# TASK BRIEF
Write out each line of the listing as it stands, without the images.

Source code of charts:
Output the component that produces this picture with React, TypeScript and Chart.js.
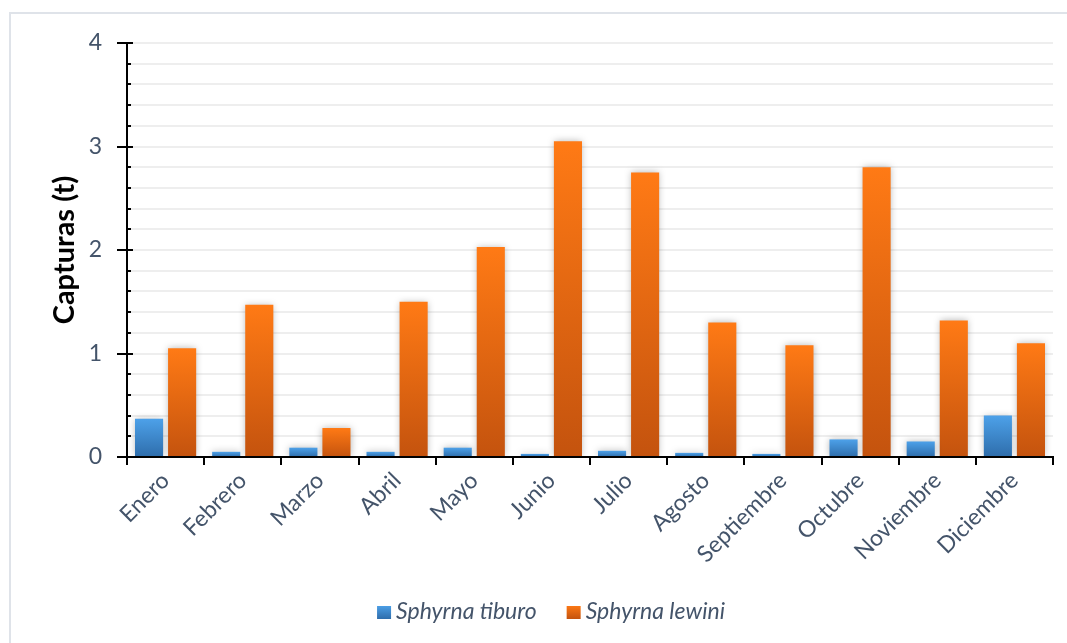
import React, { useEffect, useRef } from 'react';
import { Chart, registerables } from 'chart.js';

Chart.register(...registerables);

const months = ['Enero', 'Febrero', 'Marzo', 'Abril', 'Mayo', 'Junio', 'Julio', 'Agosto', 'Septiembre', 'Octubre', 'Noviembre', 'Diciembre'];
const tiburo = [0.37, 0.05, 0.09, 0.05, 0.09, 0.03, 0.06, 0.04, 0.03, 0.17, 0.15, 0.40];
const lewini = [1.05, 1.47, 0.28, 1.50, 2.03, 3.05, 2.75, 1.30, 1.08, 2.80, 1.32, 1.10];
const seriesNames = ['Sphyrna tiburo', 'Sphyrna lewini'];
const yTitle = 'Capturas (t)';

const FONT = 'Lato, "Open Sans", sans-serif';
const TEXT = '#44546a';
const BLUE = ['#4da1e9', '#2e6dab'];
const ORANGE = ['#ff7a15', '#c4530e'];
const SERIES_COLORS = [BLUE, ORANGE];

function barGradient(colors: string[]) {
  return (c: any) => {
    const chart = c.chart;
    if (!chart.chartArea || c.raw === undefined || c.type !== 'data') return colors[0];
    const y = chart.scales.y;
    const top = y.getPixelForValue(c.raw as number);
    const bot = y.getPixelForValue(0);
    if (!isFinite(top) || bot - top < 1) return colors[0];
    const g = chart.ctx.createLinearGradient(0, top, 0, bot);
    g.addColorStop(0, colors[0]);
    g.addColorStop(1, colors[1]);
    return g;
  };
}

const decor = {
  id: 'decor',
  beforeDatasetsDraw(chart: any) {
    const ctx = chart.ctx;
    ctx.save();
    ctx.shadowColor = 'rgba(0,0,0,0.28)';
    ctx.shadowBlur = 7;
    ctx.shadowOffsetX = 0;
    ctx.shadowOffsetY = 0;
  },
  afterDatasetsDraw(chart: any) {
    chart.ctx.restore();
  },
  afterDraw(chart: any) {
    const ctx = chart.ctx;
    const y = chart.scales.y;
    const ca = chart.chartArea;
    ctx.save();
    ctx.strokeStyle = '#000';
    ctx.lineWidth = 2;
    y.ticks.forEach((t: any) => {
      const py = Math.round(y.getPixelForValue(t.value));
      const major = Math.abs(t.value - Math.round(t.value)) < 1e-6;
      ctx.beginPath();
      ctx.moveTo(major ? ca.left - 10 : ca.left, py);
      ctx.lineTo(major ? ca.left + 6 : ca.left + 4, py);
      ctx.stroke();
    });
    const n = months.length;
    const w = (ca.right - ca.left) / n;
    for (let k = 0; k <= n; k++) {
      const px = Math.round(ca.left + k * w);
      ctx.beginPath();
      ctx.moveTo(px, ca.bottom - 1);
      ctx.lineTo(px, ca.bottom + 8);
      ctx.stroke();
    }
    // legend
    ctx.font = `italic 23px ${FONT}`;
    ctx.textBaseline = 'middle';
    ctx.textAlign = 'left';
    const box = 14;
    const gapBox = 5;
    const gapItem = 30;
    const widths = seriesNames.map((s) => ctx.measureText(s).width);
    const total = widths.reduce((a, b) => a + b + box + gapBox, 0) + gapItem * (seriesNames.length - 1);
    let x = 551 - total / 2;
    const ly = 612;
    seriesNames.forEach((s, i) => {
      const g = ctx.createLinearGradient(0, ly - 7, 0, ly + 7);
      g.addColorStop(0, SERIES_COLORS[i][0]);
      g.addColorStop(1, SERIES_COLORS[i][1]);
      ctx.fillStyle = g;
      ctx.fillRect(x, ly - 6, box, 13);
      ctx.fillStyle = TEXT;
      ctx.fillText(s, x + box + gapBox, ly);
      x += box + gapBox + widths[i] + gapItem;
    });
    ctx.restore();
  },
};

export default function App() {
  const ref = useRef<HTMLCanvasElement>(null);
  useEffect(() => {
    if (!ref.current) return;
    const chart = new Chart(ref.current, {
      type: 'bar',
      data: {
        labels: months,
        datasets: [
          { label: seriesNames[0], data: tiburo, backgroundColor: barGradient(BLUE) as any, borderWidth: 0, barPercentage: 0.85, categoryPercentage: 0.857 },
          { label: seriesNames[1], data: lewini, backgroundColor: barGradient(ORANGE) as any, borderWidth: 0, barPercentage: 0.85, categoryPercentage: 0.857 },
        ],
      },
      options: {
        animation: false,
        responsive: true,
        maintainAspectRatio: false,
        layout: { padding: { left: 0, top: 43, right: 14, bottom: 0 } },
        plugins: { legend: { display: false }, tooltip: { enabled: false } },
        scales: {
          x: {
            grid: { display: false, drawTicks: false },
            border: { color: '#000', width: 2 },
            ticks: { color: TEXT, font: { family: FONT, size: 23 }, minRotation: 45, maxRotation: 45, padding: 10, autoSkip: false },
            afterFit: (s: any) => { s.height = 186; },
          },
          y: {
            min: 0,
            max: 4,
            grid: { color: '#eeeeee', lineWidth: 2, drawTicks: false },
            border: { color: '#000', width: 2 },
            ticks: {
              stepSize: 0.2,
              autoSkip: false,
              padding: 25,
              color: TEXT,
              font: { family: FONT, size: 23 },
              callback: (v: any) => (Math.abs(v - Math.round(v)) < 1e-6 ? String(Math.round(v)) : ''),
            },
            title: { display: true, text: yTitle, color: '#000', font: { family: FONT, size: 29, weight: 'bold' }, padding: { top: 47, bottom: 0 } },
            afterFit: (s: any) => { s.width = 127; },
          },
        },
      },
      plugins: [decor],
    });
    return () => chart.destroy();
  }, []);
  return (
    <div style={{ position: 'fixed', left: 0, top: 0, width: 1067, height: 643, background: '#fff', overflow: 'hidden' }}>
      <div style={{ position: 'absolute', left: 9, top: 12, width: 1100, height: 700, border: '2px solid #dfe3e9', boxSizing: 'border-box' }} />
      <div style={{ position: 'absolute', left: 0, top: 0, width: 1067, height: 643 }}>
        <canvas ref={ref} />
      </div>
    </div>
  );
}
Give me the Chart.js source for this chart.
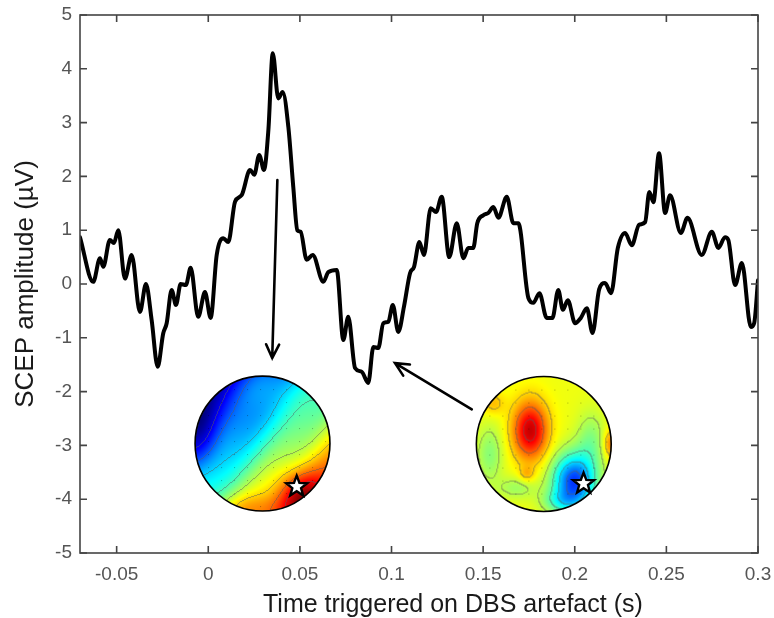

# SOLUTION TO THIS EXERCISE
Output the component that produces this picture with React, TypeScript and Chart.js.
import React, { useEffect, useRef } from 'react';
import { Chart, registerables } from 'chart.js';

Chart.register(...registerables);

const months = ['Enero', 'Febrero', 'Marzo', 'Abril', 'Mayo', 'Junio', 'Julio', 'Agosto', 'Septiembre', 'Octubre', 'Noviembre', 'Diciembre'];
const tiburo = [0.37, 0.05, 0.09, 0.05, 0.09, 0.03, 0.06, 0.04, 0.03, 0.17, 0.15, 0.40];
const lewini = [1.05, 1.47, 0.28, 1.50, 2.03, 3.05, 2.75, 1.30, 1.08, 2.80, 1.32, 1.10];
const seriesNames = ['Sphyrna tiburo', 'Sphyrna lewini'];
const yTitle = 'Capturas (t)';

const FONT = 'Lato, "Open Sans", sans-serif';
const TEXT = '#44546a';
const BLUE = ['#4da1e9', '#2e6dab'];
const ORANGE = ['#ff7a15', '#c4530e'];
const SERIES_COLORS = [BLUE, ORANGE];

function barGradient(colors: string[]) {
  return (c: any) => {
    const chart = c.chart;
    if (!chart.chartArea || c.raw === undefined || c.type !== 'data') return colors[0];
    const y = chart.scales.y;
    const top = y.getPixelForValue(c.raw as number);
    const bot = y.getPixelForValue(0);
    if (!isFinite(top) || bot - top < 1) return colors[0];
    const g = chart.ctx.createLinearGradient(0, top, 0, bot);
    g.addColorStop(0, colors[0]);
    g.addColorStop(1, colors[1]);
    return g;
  };
}

const decor = {
  id: 'decor',
  beforeDatasetsDraw(chart: any) {
    const ctx = chart.ctx;
    ctx.save();
    ctx.shadowColor = 'rgba(0,0,0,0.28)';
    ctx.shadowBlur = 7;
    ctx.shadowOffsetX = 0;
    ctx.shadowOffsetY = 0;
  },
  afterDatasetsDraw(chart: any) {
    chart.ctx.restore();
  },
  afterDraw(chart: any) {
    const ctx = chart.ctx;
    const y = chart.scales.y;
    const ca = chart.chartArea;
    ctx.save();
    ctx.strokeStyle = '#000';
    ctx.lineWidth = 2;
    y.ticks.forEach((t: any) => {
      const py = Math.round(y.getPixelForValue(t.value));
      const major = Math.abs(t.value - Math.round(t.value)) < 1e-6;
      ctx.beginPath();
      ctx.moveTo(major ? ca.left - 10 : ca.left, py);
      ctx.lineTo(major ? ca.left + 6 : ca.left + 4, py);
      ctx.stroke();
    });
    const n = months.length;
    const w = (ca.right - ca.left) / n;
    for (let k = 0; k <= n; k++) {
      const px = Math.round(ca.left + k * w);
      ctx.beginPath();
      ctx.moveTo(px, ca.bottom - 1);
      ctx.lineTo(px, ca.bottom + 8);
      ctx.stroke();
    }
    // legend
    ctx.font = `italic 23px ${FONT}`;
    ctx.textBaseline = 'middle';
    ctx.textAlign = 'left';
    const box = 14;
    const gapBox = 5;
    const gapItem = 30;
    const widths = seriesNames.map((s) => ctx.measureText(s).width);
    const total = widths.reduce((a, b) => a + b + box + gapBox, 0) + gapItem * (seriesNames.length - 1);
    let x = 551 - total / 2;
    const ly = 612;
    seriesNames.forEach((s, i) => {
      const g = ctx.createLinearGradient(0, ly - 7, 0, ly + 7);
      g.addColorStop(0, SERIES_COLORS[i][0]);
      g.addColorStop(1, SERIES_COLORS[i][1]);
      ctx.fillStyle = g;
      ctx.fillRect(x, ly - 6, box, 13);
      ctx.fillStyle = TEXT;
      ctx.fillText(s, x + box + gapBox, ly);
      x += box + gapBox + widths[i] + gapItem;
    });
    ctx.restore();
  },
};

export default function App() {
  const ref = useRef<HTMLCanvasElement>(null);
  useEffect(() => {
    if (!ref.current) return;
    const chart = new Chart(ref.current, {
      type: 'bar',
      data: {
        labels: months,
        datasets: [
          { label: seriesNames[0], data: tiburo, backgroundColor: barGradient(BLUE) as any, borderWidth: 0, barPercentage: 0.85, categoryPercentage: 0.857 },
          { label: seriesNames[1], data: lewini, backgroundColor: barGradient(ORANGE) as any, borderWidth: 0, barPercentage: 0.85, categoryPercentage: 0.857 },
        ],
      },
      options: {
        animation: false,
        responsive: true,
        maintainAspectRatio: false,
        layout: { padding: { left: 0, top: 43, right: 14, bottom: 0 } },
        plugins: { legend: { display: false }, tooltip: { enabled: false } },
        scales: {
          x: {
            grid: { display: false, drawTicks: false },
            border: { color: '#000', width: 2 },
            ticks: { color: TEXT, font: { family: FONT, size: 23 }, minRotation: 45, maxRotation: 45, padding: 10, autoSkip: false },
            afterFit: (s: any) => { s.height = 186; },
          },
          y: {
            min: 0,
            max: 4,
            grid: { color: '#eeeeee', lineWidth: 2, drawTicks: false },
            border: { color: '#000', width: 2 },
            ticks: {
              stepSize: 0.2,
              autoSkip: false,
              padding: 25,
              color: TEXT,
              font: { family: FONT, size: 23 },
              callback: (v: any) => (Math.abs(v - Math.round(v)) < 1e-6 ? String(Math.round(v)) : ''),
            },
            title: { display: true, text: yTitle, color: '#000', font: { family: FONT, size: 29, weight: 'bold' }, padding: { top: 47, bottom: 0 } },
            afterFit: (s: any) => { s.width = 127; },
          },
        },
      },
      plugins: [decor],
    });
    return () => chart.destroy();
  }, []);
  return (
    <div style={{ position: 'fixed', left: 0, top: 0, width: 1067, height: 643, background: '#fff', overflow: 'hidden' }}>
      <div style={{ position: 'absolute', left: 9, top: 12, width: 1100, height: 700, border: '2px solid #dfe3e9', boxSizing: 'border-box' }} />
      <div style={{ position: 'absolute', left: 0, top: 0, width: 1067, height: 643 }}>
        <canvas ref={ref} />
      </div>
    </div>
  );
}
Give me the Chart.js source for this chart.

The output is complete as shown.